◆ **Exercise task**
Keep to the lines from the line containing "What TikZ code" through the line containing "(impact) at (1118,51)": copy them exactly and leave every picture out.

-- start --

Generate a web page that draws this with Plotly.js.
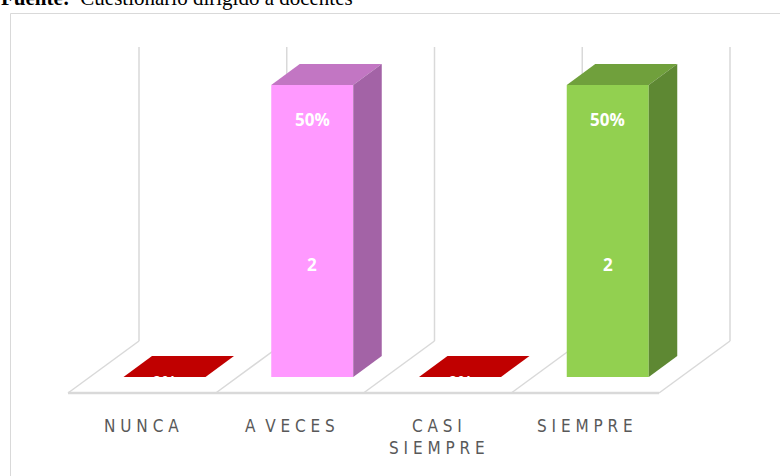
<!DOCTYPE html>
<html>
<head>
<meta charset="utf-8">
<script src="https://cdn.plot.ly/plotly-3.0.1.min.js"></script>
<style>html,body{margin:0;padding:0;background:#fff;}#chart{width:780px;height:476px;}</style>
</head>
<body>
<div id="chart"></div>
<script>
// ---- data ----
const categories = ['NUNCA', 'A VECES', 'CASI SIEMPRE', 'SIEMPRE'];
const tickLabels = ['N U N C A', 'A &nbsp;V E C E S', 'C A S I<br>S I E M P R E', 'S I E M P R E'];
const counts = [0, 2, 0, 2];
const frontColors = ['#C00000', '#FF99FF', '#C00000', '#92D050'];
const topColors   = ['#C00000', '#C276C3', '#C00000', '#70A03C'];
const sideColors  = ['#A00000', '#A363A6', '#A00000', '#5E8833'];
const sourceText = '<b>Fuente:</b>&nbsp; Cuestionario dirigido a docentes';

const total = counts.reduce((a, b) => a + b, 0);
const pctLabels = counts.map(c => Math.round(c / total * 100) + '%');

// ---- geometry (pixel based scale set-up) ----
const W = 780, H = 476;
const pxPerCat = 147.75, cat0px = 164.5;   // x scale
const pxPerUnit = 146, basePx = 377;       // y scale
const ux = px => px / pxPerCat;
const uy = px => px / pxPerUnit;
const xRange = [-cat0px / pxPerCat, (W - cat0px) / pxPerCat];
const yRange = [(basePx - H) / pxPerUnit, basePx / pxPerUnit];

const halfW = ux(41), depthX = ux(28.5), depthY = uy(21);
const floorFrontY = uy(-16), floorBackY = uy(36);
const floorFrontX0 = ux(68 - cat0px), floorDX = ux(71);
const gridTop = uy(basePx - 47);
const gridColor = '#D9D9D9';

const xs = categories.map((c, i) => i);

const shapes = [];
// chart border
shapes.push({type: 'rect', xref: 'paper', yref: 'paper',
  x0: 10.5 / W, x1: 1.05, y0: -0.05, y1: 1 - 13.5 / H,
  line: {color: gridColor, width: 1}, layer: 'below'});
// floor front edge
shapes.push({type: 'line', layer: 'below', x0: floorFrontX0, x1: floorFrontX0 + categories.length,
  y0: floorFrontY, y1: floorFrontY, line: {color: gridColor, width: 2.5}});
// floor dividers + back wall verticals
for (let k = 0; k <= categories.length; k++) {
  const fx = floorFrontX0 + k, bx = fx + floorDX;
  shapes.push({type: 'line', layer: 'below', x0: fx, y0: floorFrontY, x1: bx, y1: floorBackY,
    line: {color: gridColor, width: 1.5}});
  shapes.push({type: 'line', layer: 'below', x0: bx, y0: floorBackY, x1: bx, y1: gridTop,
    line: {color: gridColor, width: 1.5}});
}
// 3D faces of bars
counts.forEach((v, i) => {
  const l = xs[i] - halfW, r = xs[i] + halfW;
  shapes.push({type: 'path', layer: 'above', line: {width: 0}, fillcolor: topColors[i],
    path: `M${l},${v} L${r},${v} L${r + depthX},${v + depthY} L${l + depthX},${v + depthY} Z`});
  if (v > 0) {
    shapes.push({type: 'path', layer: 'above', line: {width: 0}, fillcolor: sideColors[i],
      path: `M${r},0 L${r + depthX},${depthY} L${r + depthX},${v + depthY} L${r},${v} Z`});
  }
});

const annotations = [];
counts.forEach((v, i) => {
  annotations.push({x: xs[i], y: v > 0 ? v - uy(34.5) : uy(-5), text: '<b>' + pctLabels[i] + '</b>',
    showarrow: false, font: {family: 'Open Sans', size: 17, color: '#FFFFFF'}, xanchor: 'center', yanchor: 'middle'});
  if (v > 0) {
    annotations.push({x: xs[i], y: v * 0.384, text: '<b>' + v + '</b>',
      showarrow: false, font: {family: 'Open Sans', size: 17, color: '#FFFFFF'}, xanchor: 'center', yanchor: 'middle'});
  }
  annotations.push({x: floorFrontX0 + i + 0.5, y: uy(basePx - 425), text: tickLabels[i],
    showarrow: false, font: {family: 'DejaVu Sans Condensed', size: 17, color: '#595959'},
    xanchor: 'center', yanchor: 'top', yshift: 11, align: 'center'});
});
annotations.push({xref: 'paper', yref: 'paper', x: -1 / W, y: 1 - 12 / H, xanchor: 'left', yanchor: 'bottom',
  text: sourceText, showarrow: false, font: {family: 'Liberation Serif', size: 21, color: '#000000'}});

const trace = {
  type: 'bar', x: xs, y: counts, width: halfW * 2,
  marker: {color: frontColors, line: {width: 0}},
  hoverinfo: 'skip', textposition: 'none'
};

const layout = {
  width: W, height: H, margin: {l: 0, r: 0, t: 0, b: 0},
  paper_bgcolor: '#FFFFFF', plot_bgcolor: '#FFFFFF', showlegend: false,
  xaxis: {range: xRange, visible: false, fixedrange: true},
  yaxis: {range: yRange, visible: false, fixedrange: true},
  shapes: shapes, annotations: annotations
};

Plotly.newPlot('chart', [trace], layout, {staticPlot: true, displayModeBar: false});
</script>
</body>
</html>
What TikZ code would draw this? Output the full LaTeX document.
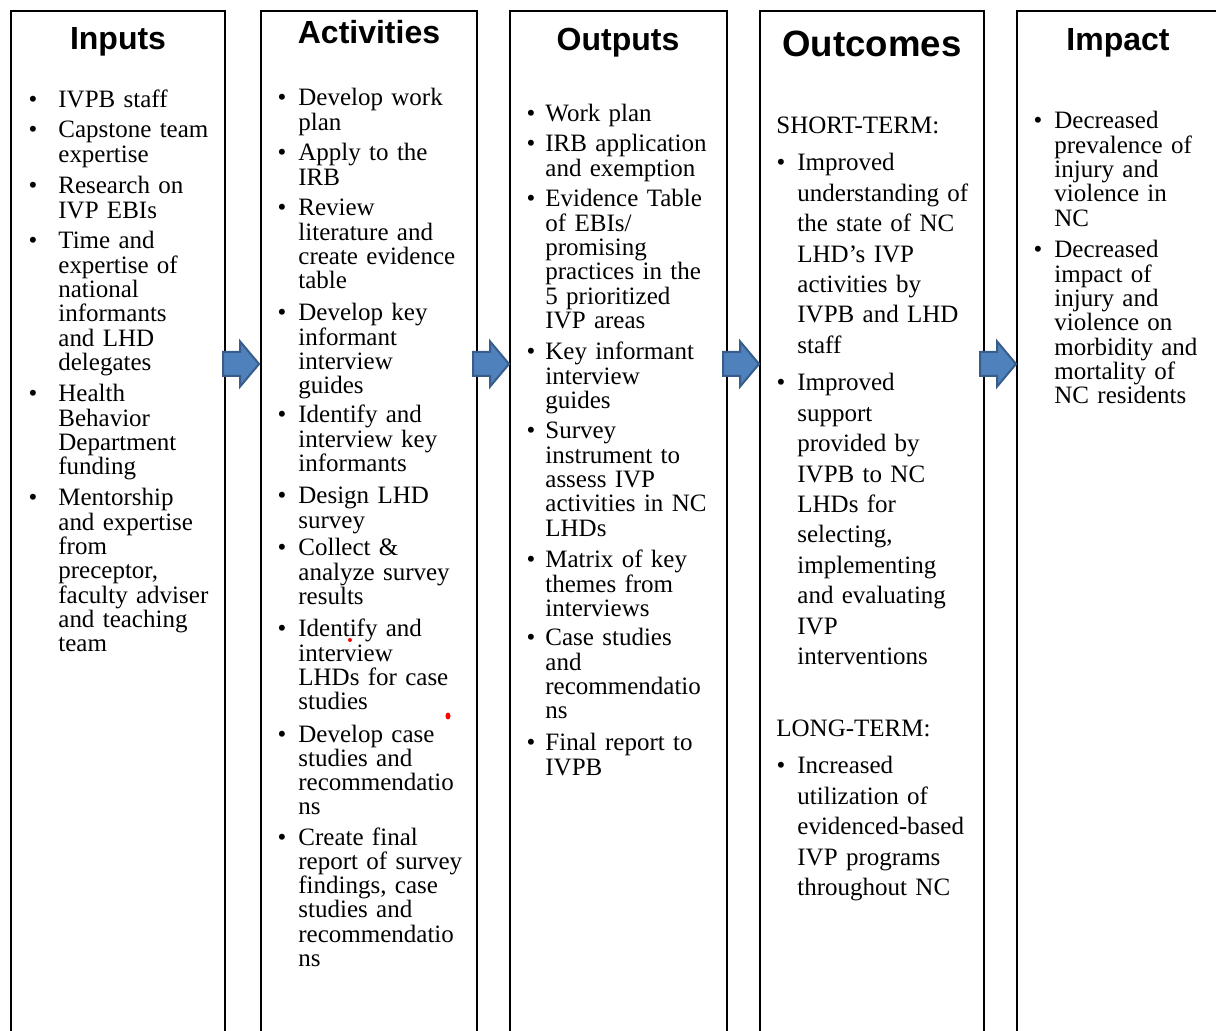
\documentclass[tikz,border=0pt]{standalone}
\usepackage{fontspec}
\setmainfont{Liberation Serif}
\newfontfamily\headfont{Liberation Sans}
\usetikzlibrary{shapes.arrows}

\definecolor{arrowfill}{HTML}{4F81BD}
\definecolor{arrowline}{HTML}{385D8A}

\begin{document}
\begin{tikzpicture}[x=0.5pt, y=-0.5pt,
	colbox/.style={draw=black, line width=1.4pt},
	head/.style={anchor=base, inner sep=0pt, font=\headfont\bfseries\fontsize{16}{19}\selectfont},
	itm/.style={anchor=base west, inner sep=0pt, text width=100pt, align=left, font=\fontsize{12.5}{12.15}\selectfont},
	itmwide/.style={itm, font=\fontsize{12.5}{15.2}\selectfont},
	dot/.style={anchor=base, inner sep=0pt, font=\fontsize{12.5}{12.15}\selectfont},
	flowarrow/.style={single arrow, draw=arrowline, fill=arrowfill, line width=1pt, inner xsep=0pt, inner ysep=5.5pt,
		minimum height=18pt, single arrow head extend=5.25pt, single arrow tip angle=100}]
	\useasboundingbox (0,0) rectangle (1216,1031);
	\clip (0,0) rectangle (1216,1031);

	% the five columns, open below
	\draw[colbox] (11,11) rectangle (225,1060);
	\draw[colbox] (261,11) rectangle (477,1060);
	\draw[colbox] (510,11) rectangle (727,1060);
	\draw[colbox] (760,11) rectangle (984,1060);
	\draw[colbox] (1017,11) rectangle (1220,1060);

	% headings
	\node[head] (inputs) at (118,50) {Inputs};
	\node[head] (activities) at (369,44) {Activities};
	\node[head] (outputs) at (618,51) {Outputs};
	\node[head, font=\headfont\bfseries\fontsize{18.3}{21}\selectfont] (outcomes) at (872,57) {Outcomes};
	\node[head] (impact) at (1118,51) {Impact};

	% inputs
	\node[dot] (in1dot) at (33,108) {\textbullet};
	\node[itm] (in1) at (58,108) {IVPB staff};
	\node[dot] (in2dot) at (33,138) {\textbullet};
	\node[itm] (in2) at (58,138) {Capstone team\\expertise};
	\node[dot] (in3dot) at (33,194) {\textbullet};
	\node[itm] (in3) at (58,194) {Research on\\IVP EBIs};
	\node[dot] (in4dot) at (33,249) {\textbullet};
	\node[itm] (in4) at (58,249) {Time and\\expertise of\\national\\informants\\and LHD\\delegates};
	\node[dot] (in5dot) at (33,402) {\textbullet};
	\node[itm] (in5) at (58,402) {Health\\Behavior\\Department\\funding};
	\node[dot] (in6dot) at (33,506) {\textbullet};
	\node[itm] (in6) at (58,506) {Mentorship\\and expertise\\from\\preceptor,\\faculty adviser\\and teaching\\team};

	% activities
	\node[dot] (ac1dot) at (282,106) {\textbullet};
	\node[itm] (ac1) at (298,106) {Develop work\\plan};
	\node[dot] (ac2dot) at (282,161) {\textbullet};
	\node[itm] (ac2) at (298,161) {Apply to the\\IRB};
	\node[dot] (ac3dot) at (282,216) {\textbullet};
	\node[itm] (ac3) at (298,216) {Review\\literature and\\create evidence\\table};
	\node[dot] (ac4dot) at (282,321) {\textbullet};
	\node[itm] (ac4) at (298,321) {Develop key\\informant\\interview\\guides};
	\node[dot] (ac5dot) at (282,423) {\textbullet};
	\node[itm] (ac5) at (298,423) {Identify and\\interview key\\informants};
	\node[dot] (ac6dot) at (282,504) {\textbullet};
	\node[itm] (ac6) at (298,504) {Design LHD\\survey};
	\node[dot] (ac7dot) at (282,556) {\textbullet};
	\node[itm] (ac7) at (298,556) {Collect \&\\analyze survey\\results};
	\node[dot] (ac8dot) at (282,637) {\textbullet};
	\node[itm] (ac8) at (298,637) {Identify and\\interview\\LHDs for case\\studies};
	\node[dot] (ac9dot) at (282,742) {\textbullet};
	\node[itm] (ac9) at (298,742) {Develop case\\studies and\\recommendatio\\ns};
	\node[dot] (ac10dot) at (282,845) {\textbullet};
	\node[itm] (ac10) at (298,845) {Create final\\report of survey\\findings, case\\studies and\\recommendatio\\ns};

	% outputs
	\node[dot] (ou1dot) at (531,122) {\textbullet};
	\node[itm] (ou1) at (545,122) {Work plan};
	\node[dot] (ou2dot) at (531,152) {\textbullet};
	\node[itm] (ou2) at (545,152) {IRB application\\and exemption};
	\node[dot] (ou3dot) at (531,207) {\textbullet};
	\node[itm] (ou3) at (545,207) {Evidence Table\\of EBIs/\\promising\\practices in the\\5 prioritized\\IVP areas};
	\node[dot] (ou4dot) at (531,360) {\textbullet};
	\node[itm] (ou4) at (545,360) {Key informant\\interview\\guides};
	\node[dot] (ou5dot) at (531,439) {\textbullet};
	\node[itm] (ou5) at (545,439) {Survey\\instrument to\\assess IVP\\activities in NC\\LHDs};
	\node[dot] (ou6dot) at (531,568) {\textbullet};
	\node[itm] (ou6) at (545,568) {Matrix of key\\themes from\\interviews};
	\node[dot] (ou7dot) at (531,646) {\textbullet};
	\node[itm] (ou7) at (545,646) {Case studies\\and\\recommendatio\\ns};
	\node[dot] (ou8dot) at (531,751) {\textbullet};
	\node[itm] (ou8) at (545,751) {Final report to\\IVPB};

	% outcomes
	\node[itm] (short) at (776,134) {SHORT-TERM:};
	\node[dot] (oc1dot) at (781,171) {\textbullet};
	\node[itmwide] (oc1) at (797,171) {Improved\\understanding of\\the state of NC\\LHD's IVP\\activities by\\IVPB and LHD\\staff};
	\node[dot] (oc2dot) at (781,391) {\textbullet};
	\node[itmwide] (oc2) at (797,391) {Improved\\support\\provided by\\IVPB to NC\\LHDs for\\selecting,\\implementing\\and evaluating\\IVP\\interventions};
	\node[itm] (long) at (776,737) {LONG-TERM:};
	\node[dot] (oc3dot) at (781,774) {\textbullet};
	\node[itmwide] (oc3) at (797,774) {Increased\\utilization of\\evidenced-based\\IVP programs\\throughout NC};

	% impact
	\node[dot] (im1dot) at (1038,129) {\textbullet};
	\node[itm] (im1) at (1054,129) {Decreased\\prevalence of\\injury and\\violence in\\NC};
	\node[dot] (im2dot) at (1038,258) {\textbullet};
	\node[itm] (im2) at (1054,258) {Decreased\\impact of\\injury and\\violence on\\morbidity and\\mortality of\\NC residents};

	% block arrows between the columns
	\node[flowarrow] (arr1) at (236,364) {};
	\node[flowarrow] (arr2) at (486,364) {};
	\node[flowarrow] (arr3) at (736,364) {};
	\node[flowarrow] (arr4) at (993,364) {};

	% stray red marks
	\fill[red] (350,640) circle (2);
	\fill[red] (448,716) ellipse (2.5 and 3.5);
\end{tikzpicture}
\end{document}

-- end --

◆ **Result of this task**
What TikZ code would draw this? Output the full LaTeX document.
\documentclass[tikz,border=0pt]{standalone}
\usepackage{fontspec}
\setmainfont{Liberation Serif}
\newfontfamily\headfont{Liberation Sans}
\usetikzlibrary{shapes.arrows}

\definecolor{arrowfill}{HTML}{4F81BD}
\definecolor{arrowline}{HTML}{385D8A}

\begin{document}
\begin{tikzpicture}[x=0.5pt, y=-0.5pt,
	colbox/.style={draw=black, line width=1.4pt},
	head/.style={anchor=base, inner sep=0pt, font=\headfont\bfseries\fontsize{16}{19}\selectfont},
	itm/.style={anchor=base west, inner sep=0pt, text width=100pt, align=left, font=\fontsize{12.5}{12.15}\selectfont},
	itmwide/.style={itm, font=\fontsize{12.5}{15.2}\selectfont},
	dot/.style={anchor=base, inner sep=0pt, font=\fontsize{12.5}{12.15}\selectfont},
	flowarrow/.style={single arrow, draw=arrowline, fill=arrowfill, line width=1pt, inner xsep=0pt, inner ysep=5.5pt,
		minimum height=18pt, single arrow head extend=5.25pt, single arrow tip angle=100}]
	\useasboundingbox (0,0) rectangle (1216,1031);
	\clip (0,0) rectangle (1216,1031);

	% the five columns, open below
	\draw[colbox] (11,11) rectangle (225,1060);
	\draw[colbox] (261,11) rectangle (477,1060);
	\draw[colbox] (510,11) rectangle (727,1060);
	\draw[colbox] (760,11) rectangle (984,1060);
	\draw[colbox] (1017,11) rectangle (1220,1060);

	% headings
	\node[head] (inputs) at (118,50) {Inputs};
	\node[head] (activities) at (369,44) {Activities};
	\node[head] (outputs) at (618,51) {Outputs};
	\node[head, font=\headfont\bfseries\fontsize{18.3}{21}\selectfont] (outcomes) at (872,57) {Outcomes};
	\node[head] (impact) at (1118,51) {Impact};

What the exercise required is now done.